The last components are the driver electronics and the heat sink. The heat sinks are generally placed in contact with the LED thermal mounting board and also cover the drive electronics. The shape and thermal characteristics of the heat sink depend on the airflow of the lamp, its duty cycle and power, and the industrial design of the light. The LED power control has to handle the peak condition of all lights “on” and the minimum airflow for the thermal condition. The inside lamp environment can reach high ambient temperatures above 400C in extended operation, which will have an impact on the power management circuits. The ICs that drive the LEDs are designed for these conditions; however, the rest of the circuitry has to be selected accordingly.
Transformers, resistors, and capacitors are all available with different materials and characteristics. As a result, it’s important to choose one that has the correct thermal properties for the design. The important items to consider in voltage regulators are the change in resistance of the external resistors and the stability of the capacitors used. Choosing an electrolytic versus ceramic versus tantalum versus thin-film capacitor can have a large impact on the resulting lifetime and quality of experience of the light being produced by these component-built systems.
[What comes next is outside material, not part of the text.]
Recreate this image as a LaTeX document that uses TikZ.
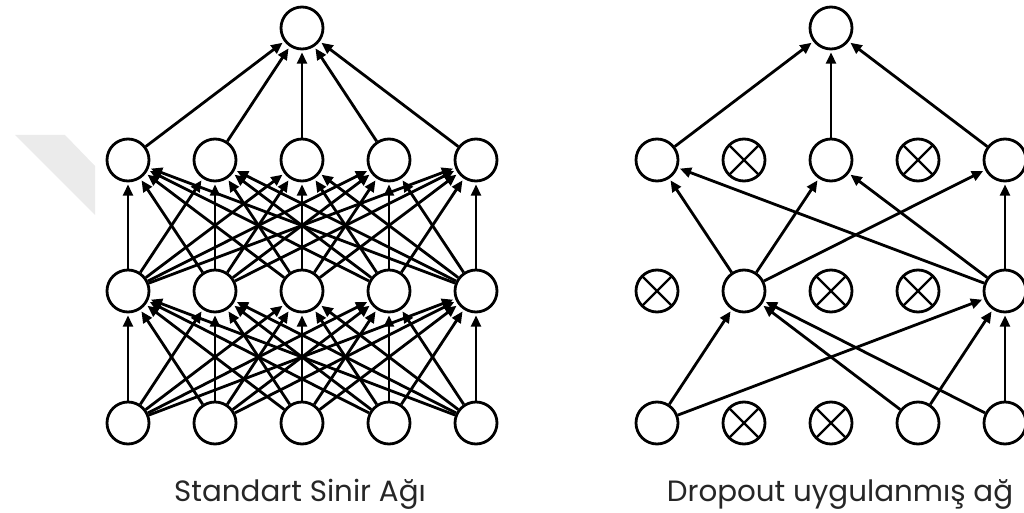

The commercial lighting space is one with a large diversity in industrial design and application. As a result, the selection of thermal management, lens, lighting modules, light pipes, and reflectors is both complex and critical. The designs and capabilities of the new smart lights can incorporate sensors and microcontrollers to simplify their use. The launch of new lighting sources and multi-light modules is helping to bring both new designs and new capabilities with reduced energy use to the commercial sector.